Il film di Tim Burton del 1992 sulle avventure dell’uomo pipistrello intitolato “Batman - il ritorno” è considerato ancora oggi un punto di riferimento per il genere del cinecomic e una base d’ispirazione quando si tratta di far convivere insieme le peripezie dei vari eroi, antieroi e villains. Grazie all’eccezionale scrittura di cui godono i personaggi - dal Batman di Michael Keaton al Pinguino di Danny DeVito - Walken ancora una volta lascia il segno interpretando Max Shreck, un uomo di potere apparentemente onesto e responsabile, animato invece da una cinica ambizione senza sconti o mezze misure. Sicuramente uno dei migliori antagonisti a tema fumettistico mai conosciuti nel mondo del cinema. 

Scritto da Quentin Tarantino con la regia di Tony Scott, il film del 1993 “Una vita al massimo” è oggi riconosciuto dal pubblico di appassionati come un vero e proprio cult, proiettandoci nella fuga ad alto tasso di adrenalina in cui si imbattono un venditore di fumetti e un’ex prostituita che, per un errore del caso, dovranno liberarsi di una valigia piena di cocaina mentre sfuggono alla polizia e alle mire di un’organizzazione mafiosa. In questo mix esplosivo Walken trova spazio dando vita al temibile Vincenzo Cocotti, un affiliato della mafia siciliana in cerca di suo figlio. Nella scena in cui Clifford - interpretato da Dennis Hopper - si sfoga contro tutta la genia sicula mentre Cocotti lo ascolta divertito vedendo fino a che punto il prigioniero è capace di spingersi, assistiamo ad una combinazione vincente di brillante scrittura e magistrale interpretazione. Un momento del film che Tarantino stesso ha definito “la scena più bella che abbia mai scritto”. 
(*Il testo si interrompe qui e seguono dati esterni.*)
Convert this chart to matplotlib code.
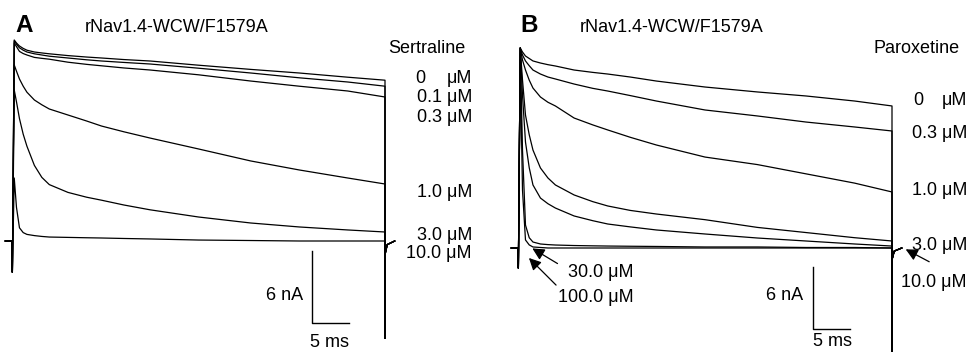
import numpy as np
import matplotlib
matplotlib.use("Agg")
import matplotlib.pyplot as plt

plt.rcParams['font.family'] = ['Liberation Sans', 'DejaVu Sans']

# Time grid (ms) for the test pulse, shared by all traces
t_grid = [0.3, 0.6, 1, 1.5, 2, 3, 4, 5, 7.5, 10, 12, 15, 18.5, 25, 32, 38.5, 45, 50]

# Panel A: sertraline, current in nA
sert_labels = ["0", "0.1 μM", "0.3 μM", "1.0 μM", "3.0 μM", "10.0 μM"]
sert_0 = [16.75, 16.5, 16.25, 16.05, 15.9, 15.75, 15.67, 15.6, 15.45, 15.33, 15.25, 15.12, 15.0, 14.65, 14.3, 14.0, 13.65, 13.4]
sert_01 = [16.67, 16.4, 16.1, 15.9, 15.75, 15.6, 15.5, 15.4, 15.25, 15.1, 15.0, 14.88, 14.75, 14.4, 14.0, 13.6, 13.25, 12.9]
sert_03 = [16.5, 16.2, 15.8, 15.62, 15.5, 15.3, 15.22, 15.15, 14.9, 14.72, 14.6, 14.42, 14.25, 13.85, 13.33, 12.9, 12.5, 12.0]
sert_1 = [14.67, 14.15, 13.5, 12.9, 12.4, 11.75, 11.35, 11.0, 10.5, 10.0, 9.58, 9.1, 8.58, 7.67, 6.67, 5.92, 5.25, 4.75]
sert_3 = [12.58, 11.6, 10.2, 8.9, 7.9, 6.3, 5.3, 4.7, 4.05, 3.65, 3.4, 3.0, 2.6, 2.0, 1.5, 1.17, 0.92, 0.75]
sert_10 = [5.25, 2.8, 1.1, 0.7, 0.55, 0.45, 0.38, 0.33, 0.3, 0.27, 0.25, 0.21, 0.17, 0.08, 0.04, 0.0, 0.0, 0.0]

# Panel B: paroxetine, current in nA
parox_0 = [19.42, 19.03, 18.64, 18.4, 18.16, 17.96, 17.8, 17.67, 17.28, 17.05, 16.89, 16.6, 16.21, 15.63, 15.15, 14.76, 14.27, 13.79]
parox_03 = [19.42, 18.74, 18.16, 17.7, 17.28, 16.89, 16.6, 16.41, 15.92, 15.5, 15.24, 14.8, 14.27, 13.4, 12.82, 12.23, 11.75, 11.36]
parox_1 = [19.42, 18.25, 17.28, 16.3, 15.53, 14.66, 14.15, 13.79, 12.62, 11.95, 11.46, 10.75, 10.0, 8.83, 8.1, 7.2, 6.3, 5.44]
parox_3 = [19.42, 16.31, 12.91, 11.0, 9.51, 7.77, 6.8, 6.12, 5.15, 4.5, 4.08, 3.65, 3.3, 2.75, 2.0, 1.5, 1.0, 0.68]
parox_10 = [19.42, 14.85, 10.29, 7.8, 6.12, 4.85, 4.3, 3.88, 3.11, 2.65, 2.33, 2.05, 1.75, 1.36, 0.97, 0.68, 0.39, 0.19]
parox_30 = [19.42, 9.51, 2.23, 1.0, 0.58, 0.39, 0.33, 0.29, 0.24, 0.21, 0.19, 0.17, 0.15, 0.1, 0.1, 0.05, 0.05, 0.0]
parox_100 = [18.25, 5.63, 0.78, 0.3, 0.1, 0.05, 0.0, 0.0, 0.0, 0.0, 0.0, 0.0, 0.0, 0.0, 0.0, 0.0, 0.0, 0.0]

# capacitive transients at pulse on / off
t_on = [-0.9, 0, 0.05]
i_on_a = [0, 0, -2.6]
i_on_b = [0, 0, -1.95]
t_off = [50, 50.05, 50.3, 51.3]
i_off_a = [-8.1, -1.0, -0.3, 0]
i_off_b = [-12.0, -1.0, -0.3, 0]


def trace(i_on, values, i_off):
    t = t_on + t_grid + t_off
    i = i_on + values + i_off
    return t, i


def px(x, y):
    # pixel position -> figure fraction
    return x / 970, 1 - y / 352


fig = plt.figure(figsize=(9.7, 3.52), dpi=100)
ax_a = fig.add_axes([0, 0, 0.5, 1])
ax_b = fig.add_axes([0.5, 0, 0.5, 1])

for vals in [sert_0, sert_01, sert_03, sert_1, sert_3, sert_10]:
    t, i = trace(i_on_a, vals, i_off_a)
    ax_a.plot(t, i, color="black", lw=0.9)

for vals in [parox_0, parox_03, parox_1, parox_3, parox_10, parox_30, parox_100]:
    t, i = trace(i_on_b, vals, i_off_b)
    ax_b.plot(t, i, color="black", lw=0.9)

ax_a.set_xlim(-1.609, 63.405)
ax_a.set_ylim(-9.25, 20.083)
ax_b.set_xlim(-4.412, 60.428)
ax_b.set_ylim(-10.097, 24.078)
for ax in (ax_a, ax_b):
    ax.axis("off")

# scale bars: 6 nA, 5 ms
ax_a.plot([40.2, 40.2, 45.2], [-0.83, -6.83, -6.83], color="black", lw=1.0)
ax_b.plot([39.4, 39.4, 44.4], [-1.86, -7.86, -7.86], color="black", lw=1.0)

fs = 13
# panel A texts
fig.text(*px(15, 32), "A", fontsize=17.5, fontweight="bold", va="baseline")
fig.text(*px(85, 32), "rNav1.4-WCW/F1579A", fontsize=fs, va="baseline")
fig.text(*px(465, 53), "Sertraline", fontsize=fs, va="baseline", ha="right")
fig.text(*px(415, 83), "0", fontsize=fs, va="baseline")
fig.text(*px(472, 83), "μM", fontsize=fs, va="baseline", ha="right")
for lab, yb in zip(sert_labels[1:], [102, 122, 197, 240, 258]):
    fig.text(*px(472, yb), lab, fontsize=fs, va="baseline", ha="right")
fig.text(*px(303, 300), "6 nA", fontsize=fs, va="baseline", ha="right")
fig.text(*px(330, 347), "5 ms", fontsize=fs, va="baseline", ha="center")

# panel B texts
fig.text(*px(520, 32), "B", fontsize=17.5, fontweight="bold", va="baseline")
fig.text(*px(580, 32), "rNav1.4-WCW/F1579A", fontsize=fs, va="baseline")
fig.text(*px(960, 53), "Paroxetine", fontsize=fs, va="baseline", ha="right")
fig.text(*px(913, 105), "0", fontsize=fs, va="baseline")
fig.text(*px(967, 105), "μM", fontsize=fs, va="baseline", ha="right")
fig.text(*px(967, 138), "0.3 μM", fontsize=fs, va="baseline", ha="right")
fig.text(*px(967, 195), "1.0 μM", fontsize=fs, va="baseline", ha="right")
fig.text(*px(967, 250), "3.0 μM", fontsize=fs, va="baseline", ha="right")
fig.text(*px(967, 287), "10.0 μM", fontsize=fs, va="baseline", ha="right")
fig.text(*px(568, 277), "30.0 μM", fontsize=fs, va="baseline")
fig.text(*px(558, 302), "100.0 μM", fontsize=fs, va="baseline")
fig.text(*px(803, 300), "6 nA", fontsize=fs, va="baseline", ha="right")
fig.text(*px(833, 346), "5 ms", fontsize=fs, va="baseline", ha="center")

arrow = dict(arrowstyle="-|>", color="black", lw=0.9, mutation_scale=18)
ax_b.annotate("", xy=(1.6, 0.1), xytext=(5.6, -1.65), arrowprops=arrow)
ax_b.annotate("", xy=(1.2, -0.78), xytext=(5.35, -3.79), arrowprops=arrow)
ax_b.annotate("", xy=(51.5, 0.0), xytext=(55.3, -1.46), arrowprops=arrow)

fig.savefig("out.png", dpi=100)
Tra le opere più riuscite di Steven Spielberg c’è sicuramente “Prova a prendermi”, del 2002, ovvero la storia di Frank William Abagnale Jr, un giovane in lotta contro le avversità che tenta di sfuggire, dopo una lunga serie di imprevedibili situazioni e reiterate truffe, alla caccia spietata dell’Fbi. In un’avvincente gara di furbizie messa in campo dai protagonisti - Leonardo di Caprio e Tom Hanks al meglio della loro forma - il ruolo di Frank Abagnale Sr. viene assegnato a Walken e va ad inserirsi, nello specifico, tra le problematiche familiari e i delicati rapporti genitori-figli che il regista pone in evidenza. Il padre di Frank Jr. corrisponde perciò all’eroe che il figlio ha sempre preso come riferimento, nelle situazioni alle quali s’è ispirato per scampare alla giustizia come nei momenti in cui ogni sforzo e sofferenza hanno significato un intimo bisogno di riconoscimento e accettazione.